## EXERCISE PROMPT:
Lines containing the word "Apache" are the ones to copy from the records below.

## RECORD LIST:
______
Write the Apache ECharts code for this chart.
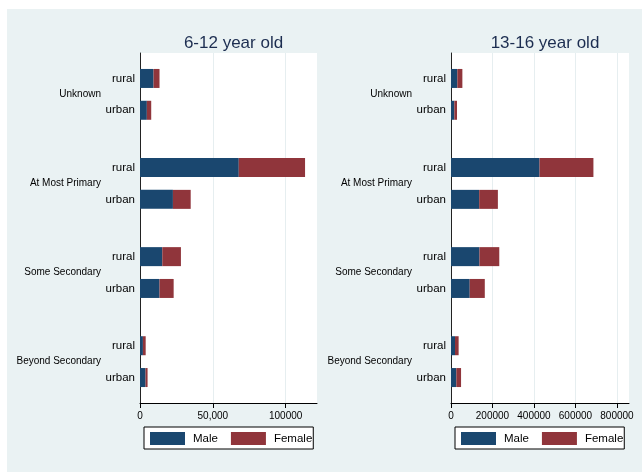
<!DOCTYPE html>
<html>
<head>
<meta charset="utf-8">
<script src="https://cdn.jsdelivr.net/npm/echarts@6/dist/echarts.min.js"></script>
<style>html,body{margin:0;padding:0;background:#fff}#c{width:642px;height:472px}</style>
</head>
<body>
<div id="c"></div>
<script>
// ---- data ----
const groups = ['Unknown', 'At Most Primary', 'Some Secondary', 'Beyond Secondary'];
const areas = ['rural', 'urban'];
const titles = ['6-12 year old', '13-16 year old'];
const seriesNames = ['Male', 'Female'];
// order: Unknown rural, Unknown urban, At Most Primary rural, urban, Some Secondary rural, urban, Beyond Secondary rural, urban
const male612 = [9300, 4700, 67800, 22600, 15300, 13400, 2000, 3800];
const female612 = [4100, 3000, 45500, 12200, 12800, 9700, 1900, 1400];
const male1316 = [30500, 16000, 426700, 135800, 137200, 90200, 19400, 25700];
const female1316 = [24300, 13000, 259800, 90200, 95500, 72700, 17400, 22800];
const ticks612 = [0, 50000, 100000];
const tickLabels612 = ['0', '50,000', '100000'];
const ticks1316 = [0, 200000, 400000, 600000, 800000];
const tickLabels1316 = ['0', '200000', '400000', '600000', '800000'];

// ---- layout of category slots ----
const SLOTS = 111;
const rowIdx = (g, a) => 8 + 28 * g + 10 * a;
const grpIdx = g => 13 + 28 * g;
const catData = Array.from({length: SLOTS}, (_, i) => 'c' + i);
const labelText = Array(SLOTS).fill('');
groups.forEach((gname, g) => {
  areas.forEach((an, a) => { labelText[rowIdx(g, a)] = an; });
  labelText[grpIdx(g)] = '{g|' + gname + '}';
});
function fill(vals) {
  const out = Array(SLOTS).fill(null);
  groups.forEach((_, g) => areas.forEach((_, a) => { out[rowIdx(g, a)] = vals[g * 2 + a]; }));
  return out;
}

const FONT = 'Liberation Sans, Arial, sans-serif';
const MALE_C = '#1a476f', FEMALE_C = '#90353b';

function yAxis(gi) {
  return {
    type: 'category', gridIndex: gi, data: catData, inverse: true, boundaryGap: false,
    axisLine: {show: true, lineStyle: {color: '#222', width: 1}},
    axisTick: {show: false},
    splitLine: {show: false},
    axisLabel: {
      interval: 0, margin: 5, fontFamily: FONT, fontSize: 11.5, color: '#000',
      formatter: (v, i) => labelText[i],
      rich: {g: {fontFamily: FONT, fontSize: 10, color: '#000', padding: [0, 34, 0, 0]}}
    }
  };
}
function xAxis(gi, max, interval, ticks, labels) {
  return {
    type: 'value', gridIndex: gi, min: 0, max: max, interval: interval,
    axisLine: {show: true, onZero: false, lineStyle: {color: '#000', width: 1}},
    axisTick: {show: true, length: 5, customValues: ticks, lineStyle: {color: '#000'}},
    axisLabel: {
      customValues: ticks, margin: 8, fontFamily: FONT, fontSize: 10, color: '#000',
      formatter: v => { const k = ticks.indexOf(v); return k >= 0 ? labels[k] : ''; }
    },
    splitLine: {show: true, lineStyle: {color: '#e6eef0', width: 1}}
  };
}
function legend(left) {
  return {
    data: seriesNames, left: left, top: 427, orient: 'horizontal',
    itemWidth: 35, itemHeight: 13, itemGap: 13,
    padding: [5, 1, 4, 6], borderColor: '#000', borderWidth: 1, borderRadius: 0,
    backgroundColor: '#fff', icon: 'rect',
    textStyle: {fontFamily: FONT, fontSize: 11.5, color: '#000', padding: [0, 0, 0, 3]}
  };
}

const chart = echarts.init(document.getElementById('c'), null, {renderer: 'canvas'});
chart.setOption({
  backgroundColor: '#eaf2f3',
  animation: false,
  graphic: [
    {type: 'rect', shape: {x: 0, y: 0, width: 642, height: 9}, style: {fill: '#fff'}, silent: true},
    {type: 'rect', shape: {x: 0, y: 0, width: 7, height: 472}, style: {fill: '#fff'}, silent: true}
  ],
  title: [
    {text: titles[0], left: 228.5, top: 30, textAlign: 'center',
     textStyle: {fontFamily: FONT, fontSize: 17, fontWeight: 'normal', color: '#1c2d50'}},
    {text: titles[1], left: 540, top: 30, textAlign: 'center',
     textStyle: {fontFamily: FONT, fontSize: 17, fontWeight: 'normal', color: '#1c2d50'}}
  ],
  legend: [legend(144), legend(455)],
  grid: [
    {left: 140, top: 53, width: 177, height: 350, show: true, backgroundColor: '#fff', borderWidth: 0, containLabel: false},
    {left: 451, top: 53, width: 178, height: 350, show: true, backgroundColor: '#fff', borderWidth: 0, containLabel: false}
  ],
  xAxis: [
    xAxis(0, 121500, 50000, ticks612, tickLabels612),
    xAxis(1, 858000, 200000, ticks1316, tickLabels1316)
  ],
  yAxis: [yAxis(0), yAxis(1)],
  series: [
    {name: seriesNames[0], type: 'bar', xAxisIndex: 0, yAxisIndex: 0, stack: 'a', barWidth: 19, data: fill(male612), itemStyle: {color: MALE_C}},
    {name: seriesNames[1], type: 'bar', xAxisIndex: 0, yAxisIndex: 0, stack: 'a', barWidth: 19, data: fill(female612), itemStyle: {color: FEMALE_C}},
    {name: seriesNames[0], type: 'bar', xAxisIndex: 1, yAxisIndex: 1, stack: 'b', barWidth: 19, data: fill(male1316), itemStyle: {color: MALE_C}},
    {name: seriesNames[1], type: 'bar', xAxisIndex: 1, yAxisIndex: 1, stack: 'b', barWidth: 19, data: fill(female1316), itemStyle: {color: FEMALE_C}}
  ]
});
</script>
</body>
</html>
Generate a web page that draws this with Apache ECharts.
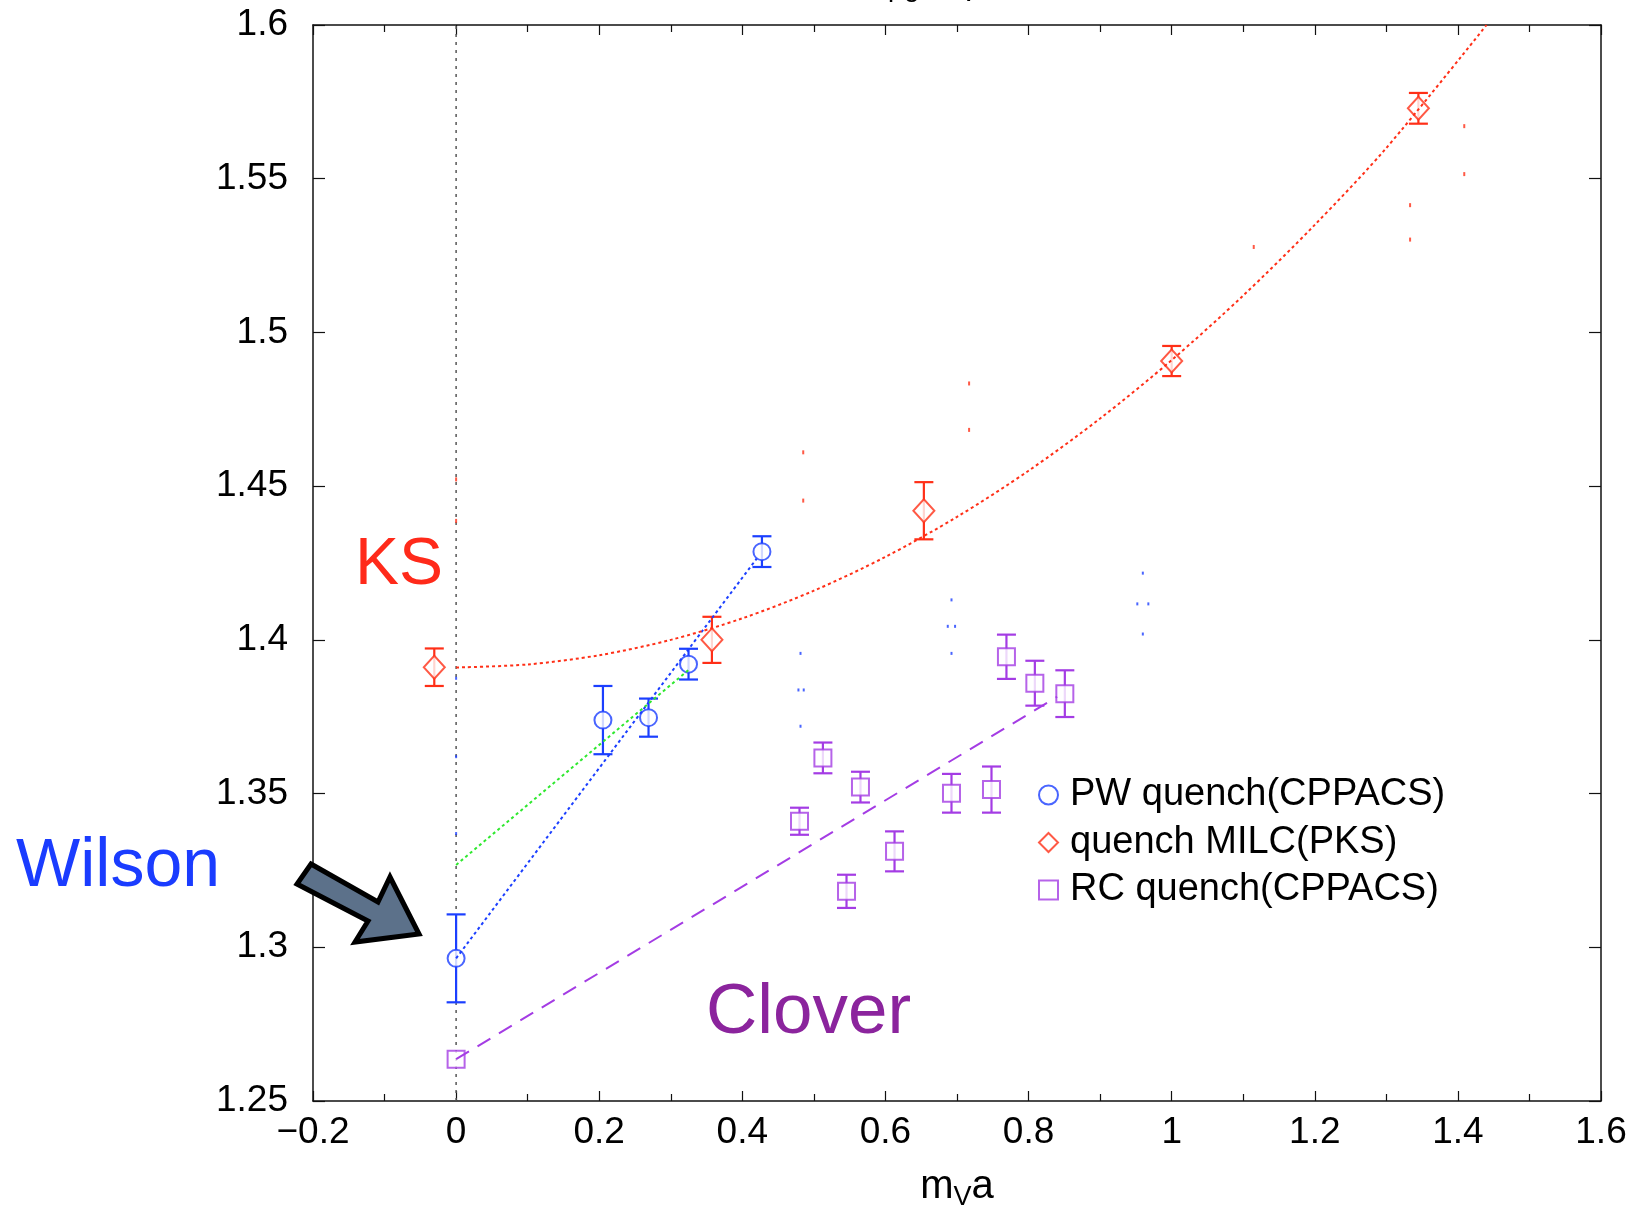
<!DOCTYPE html>
<html>
<head>
<meta charset="utf-8">
<title>m_V a chart</title>
<script src="https://cdn.jsdelivr.net/npm/echarts@6/dist/echarts.min.js"></script>
<style>
  html, body { margin: 0; padding: 0; background: #fff; }
  #chart { width: 1634px; height: 1206px; }
</style>
</head>
<body>
<div id="chart"></div>
<script>
// PW quench (CPPACS) - blue circles
var pwX = [0, 0.2052, 0.2689, 0.3248, 0.4274];
var pwY = [1.2964, 1.3739, 1.3747, 1.3921, 1.4287];
var pwErr = [0.0143, 0.0111, 0.0062, 0.005, 0.005];

// quench MILC (PKS) - red diamonds
var ksX = [-0.0305, 0.3575, 0.6537, 1.0, 1.3448];
var ksY = [1.3911, 1.4, 1.442, 1.4907, 1.5729];
var ksErr = [0.0061, 0.0075, 0.0093, 0.0049, 0.005];

// RC quench (CPPACS) - purple squares
var rcX = [0, 0.4799, 0.5126, 0.5456, 0.5651, 0.6127, 0.6923, 0.7482, 0.7691, 0.8088, 0.8507];
var rcY = [1.2636, 1.341, 1.3616, 1.3182, 1.3521, 1.3312, 1.3501, 1.3513, 1.3945, 1.3859, 1.3825];
var rcErr = [0, 0.0044, 0.005, 0.0054, 0.005, 0.0065, 0.0063, 0.0075, 0.0072, 0.0073, 0.0076];

// fit lines
var pwFitX = [0, 0.42];
var pwFitY = [1.2964, 1.4264];
var greenFitX = [0, 0.3248];
var greenFitY = [1.3268, 1.3902];
var ksFitX = [0, 0.1, 0.2, 0.3, 0.4, 0.5, 0.6, 0.7, 0.8, 0.9, 1.0, 1.1, 1.2, 1.3, 1.44];
var ksFitY = [1.391, 1.392, 1.395, 1.4, 1.407, 1.416, 1.427, 1.44, 1.455, 1.472, 1.491, 1.512, 1.535, 1.56, 1.6];
var rcFitX = [0, 0.84];
var rcFitY = [1.2636, 1.3815];

// stray specks left in the plot
var strayRedX = [0, 0, 0.4851, 0.4851, 0.7169, 0.7169, 1.1147, 1.3332, 1.3332, 1.4089, 1.4089];
var strayRedY = [1.4522, 1.4387, 1.461, 1.4453, 1.4834, 1.4683, 1.5278, 1.5414, 1.5302, 1.5671, 1.5515];
var strayBlueX = [0, 0, 0, 0.4813, 0.4784, 0.4858, 0.4813, 0.6923, 0.6871, 0.6973, 0.6923, 0.9597, 0.952, 0.9674, 0.9597];
var strayBlueY = [1.3875, 1.362, 1.337, 1.3956, 1.3837, 1.3837, 1.3719, 1.413, 1.4044, 1.4044, 1.3956, 1.4217, 1.4117, 1.4117, 1.4019];

var xTicks = { min: -0.2, max: 1.6, interval: 0.2 };
var yTicks = { min: 1.25, max: 1.6, interval: 0.05 };

var BLUE = '#1b3fff';
var RED = '#ff2f17';
var PURPLE = '#a43ce4';
var GREEN = '#2fe82f';
var FONT = 'Liberation Sans, Arial, Helvetica, sans-serif';

function pairs(xs, ys) {
  return xs.map(function (x, i) { return [x, ys[i]]; });
}
function errData(xs, ys, es) {
  var out = [];
  xs.forEach(function (x, i) {
    if (es[i] > 0) out.push([x, ys[i] - es[i], ys[i] + es[i]]);
  });
  return out;
}
function errBar(color) {
  return function (params, api) {
    var x = api.value(0);
    var lo = api.coord([x, api.value(1)]);
    var hi = api.coord([x, api.value(2)]);
    var w = 9.5;
    var st = { stroke: color, lineWidth: 2.2 };
    return {
      type: 'group',
      children: [
        { type: 'line', shape: { x1: lo[0], y1: lo[1], x2: hi[0], y2: hi[1] }, style: st },
        { type: 'line', shape: { x1: lo[0] - w, y1: lo[1], x2: lo[0] + w, y2: lo[1] }, style: st },
        { type: 'line', shape: { x1: hi[0] - w, y1: hi[1], x2: hi[0] + w, y2: hi[1] }, style: st }
      ]
    };
  };
}
function fitLine(xs, ys, color, type, width) {
  return {
    type: 'line', data: pairs(xs, ys), smooth: xs.length > 2 ? 0.3 : false,
    showSymbol: false, symbol: 'none', silent: true, z: 5,
    lineStyle: { color: color, width: width || 2, type: type }
  };
}

var xLabel = function (v) {
  var r = +v.toFixed(1);
  if (r === 0) return '0';
  return r < 0 ? '\u2212' + Math.abs(r) : String(r);
};
var yLabel = function (v) { return String(+v.toFixed(2)); };

var axisLine = { show: true, onZero: false, lineStyle: { color: '#111', width: 1.5 } };

var chart = echarts.init(document.getElementById('chart'));
var option = {
  backgroundColor: '#fff',
  animation: false,
  grid: { left: 313, right: 33, top: 25, bottom: 105, outerBoundsMode: 'none', containLabel: false },
  legend: {
    orient: 'vertical', left: 1033, top: 771,
    itemWidth: 19, itemHeight: 19, itemGap: 9.5,
    textStyle: { fontSize: 38, fontFamily: FONT, color: '#000', lineHeight: 38, padding: [0, 0, 0, 7] },
    data: ['PW quench(CPPACS)', 'quench MILC(PKS)', 'RC quench(CPPACS)']
  },
  xAxis: [
    {
      type: 'value', min: xTicks.min, max: xTicks.max, interval: xTicks.interval,
      position: 'bottom', axisLine: axisLine,
      axisTick: { inside: true, length: 10, lineStyle: { color: '#111', width: 1.2 } },
      minorTick: { show: true, splitNumber: 2, length: 7, lineStyle: { color: '#111', width: 1.2 } },
      splitLine: { show: false },
      axisLabel: { formatter: xLabel, fontSize: 37, fontFamily: FONT, color: '#000', margin: 13 },
      name: 'm{sub|V}a', nameLocation: 'middle', nameGap: 61,
      nameTextStyle: {
        fontSize: 40, fontFamily: FONT, color: '#000',
        rich: { sub: { fontSize: 27, fontFamily: FONT, color: '#000', verticalAlign: 'bottom', padding: [22, 0, 0, 0] } }
      }
    },
    {
      type: 'value', min: xTicks.min, max: xTicks.max, interval: xTicks.interval,
      position: 'top', axisLine: axisLine,
      axisTick: { inside: true, length: 10, lineStyle: { color: '#111', width: 1.2 } },
      minorTick: { show: true, splitNumber: 2, length: 7, lineStyle: { color: '#111', width: 1.2 } },
      splitLine: { show: false }, axisLabel: { show: false }
    }
  ],
  yAxis: [
    {
      type: 'value', min: yTicks.min, max: yTicks.max, interval: yTicks.interval,
      position: 'left', axisLine: axisLine,
      axisTick: { inside: true, length: 12, lineStyle: { color: '#111', width: 1.2 } },
      splitLine: { show: false },
      axisLabel: { formatter: yLabel, fontSize: 37, fontFamily: FONT, color: '#000', margin: 25 }
    },
    {
      type: 'value', min: yTicks.min, max: yTicks.max, interval: yTicks.interval,
      position: 'right', axisLine: axisLine,
      axisTick: { inside: true, length: 12, lineStyle: { color: '#111', width: 1.2 } },
      splitLine: { show: false }, axisLabel: { show: false }
    }
  ],
  graphic: [
    // title, mostly cut off above the picture
    { type: 'text', left: 888, top: -26, style: { text: '\u03c1g', fontSize: 28, fontFamily: FONT, fill: '#000' } },
    { type: 'text', left: 960, top: -19, style: { text: 'V', fontSize: 26, fontFamily: FONT, fill: '#000' } },
    { type: 'text', style: { text: 'KS', x: 355, y: 566, fontSize: 66, fontFamily: FONT, fill: '#ff2a1a', verticalAlign: 'middle' } },
    { type: 'text', style: { text: 'Wilson', x: 16, y: 867, fontSize: 68, fontFamily: FONT, fill: '#1a3cff', verticalAlign: 'middle' } },
    { type: 'text', style: { text: 'Clover', x: 706, y: 1013, fontSize: 71, fontFamily: FONT, fill: '#8b249d', verticalAlign: 'middle' } },
    {
      type: 'polygon', z: 10,
      shape: { points: [[311, 864], [378, 902], [390, 877], [419, 934], [355, 942], [368, 921], [297, 884]] },
      style: { fill: '#5c718a', stroke: '#000', lineWidth: 5, lineJoin: 'miter' }
    }
  ],
  series: [
    {
      type: 'line', data: [[0, yTicks.min], [0, yTicks.max]], symbol: 'none', silent: true, z: 1,
      lineStyle: { color: '#555', width: 1.5, type: [3, 5] }
    },
    { type: 'custom', renderItem: errBar(BLUE), data: errData(pwX, pwY, pwErr), encode: { x: 0, y: [1, 2] }, z: 2, silent: true },
    { type: 'custom', renderItem: errBar(RED), data: errData(ksX, ksY, ksErr), encode: { x: 0, y: [1, 2] }, z: 2, silent: true },
    { type: 'custom', renderItem: errBar(PURPLE), data: errData(rcX, rcY, rcErr), encode: { x: 0, y: [1, 2] }, z: 2, silent: true },
    {
      name: 'PW quench(CPPACS)', type: 'scatter', data: pairs(pwX, pwY), z: 4,
      symbol: 'emptyCircle', symbolSize: 17, itemStyle: { color: BLUE, borderColor: BLUE, borderWidth: 2.6 }
    },
    {
      name: 'quench MILC(PKS)', type: 'scatter', data: pairs(ksX, ksY), z: 4,
      symbol: 'emptyDiamond', symbolSize: [21, 23], itemStyle: { color: RED, borderColor: RED, borderWidth: 2.6 }
    },
    {
      name: 'RC quench(CPPACS)', type: 'scatter', data: pairs(rcX, rcY), z: 4,
      symbol: 'emptyRect', symbolSize: 17, itemStyle: { color: PURPLE, borderColor: PURPLE, borderWidth: 2.6 }
    },
    fitLine(pwFitX, pwFitY, BLUE, [3, 3]),
    fitLine(greenFitX, greenFitY, GREEN, [3, 3]),
    fitLine(ksFitX, ksFitY, RED, [3, 3]),
    fitLine(rcFitX, rcFitY, PURPLE, [15, 10]),
    {
      type: 'scatter', data: pairs(strayRedX, strayRedY), symbol: 'rect', symbolSize: [2, 4],
      itemStyle: { color: RED }, silent: true, z: 3
    },
    {
      type: 'scatter', data: pairs(strayBlueX, strayBlueY), symbol: 'rect', symbolSize: [2, 3],
      itemStyle: { color: BLUE }, silent: true, z: 3
    }
  ]
};
chart.setOption(option);
</script>
</body>
</html>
______
## RESULT FOR THIS TASK:
Write the Apache ECharts code for this chart.
Generate a web page that draws this with Apache ECharts.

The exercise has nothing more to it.